In the CI version, that looks like:

- ...the complete expected output of each test spanning many lines...
- ...
- ...
+psql: error: connection to server on socket
"/tmp/pg_regress-T35Yzi/.s.PGSQL.51696" failed: No such file or
directory
+    Is the server running locally and accepting connections on that socket?

I wonder if there would be a good way to filter those "never managed
to connect" cases out...  Exit code 2 (EXIT_BADCONN) is not the
answer, because you get that also for servers that go away due to a
crash where you do want to be able to see the diff, for information
about where it crashed.



Re: Minor improvements to test log navigability

From
Tom Lane
Date:
Thomas Munro <thomas.munro@gmail.com> writes:
> ... Admittedly that is nothing compared to the huge amount of extra log
> spam caused by regression.diffs filling up with these:

Yeah, that's really the main problem.

> I wonder if there would be a good way to filter those "never managed
> to connect" cases out...  Exit code 2 (EXIT_BADCONN) is not the
> answer, because you get that also for servers that go away due to a
> crash where you do want to be able to see the diff, for information
> about where it crashed.

Maybe pg_regress could check that postmaster.pid is still there
before launching each new test script?  (Obviously this all applies
only to "make check" not "make installcheck".)

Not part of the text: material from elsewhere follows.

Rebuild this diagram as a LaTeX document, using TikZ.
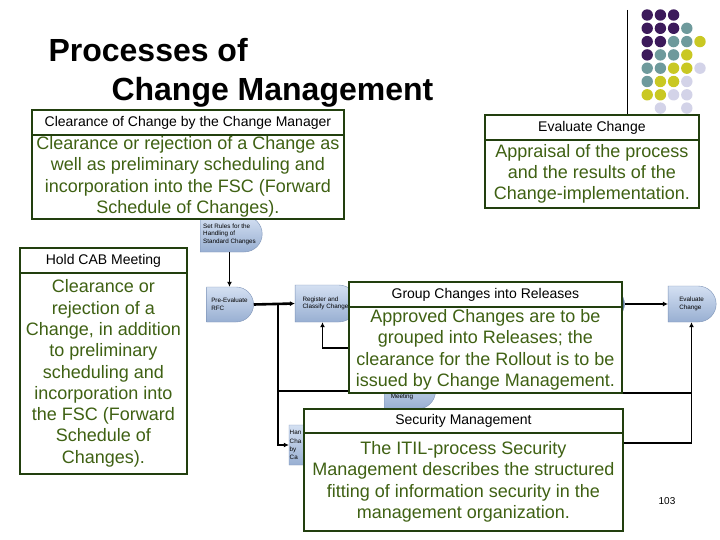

            regards, tom lane



Re: Minor improvements to test log navigability

From
Peter Eisentraut
Date:
On 16.05.22 01:01, Thomas Munro wrote:
> 2.  The TAP test logs are strangely named.  Any reason not to call
> them 001_testname.log, instead of regress_log_001_testname, so they
> appear next to the corresponding
> 001_testname_{primary,standby,xxx}.log in directory listings (CI) and
> dumps (build farm, presumably), and have a traditional .log suffix?

I'm in favor of a saner name, but wouldn't something.log be confusable 
with a server log?  Maybe something.out would be clearer.  Or 
something_output.log, if the .log suffix is somehow desirable.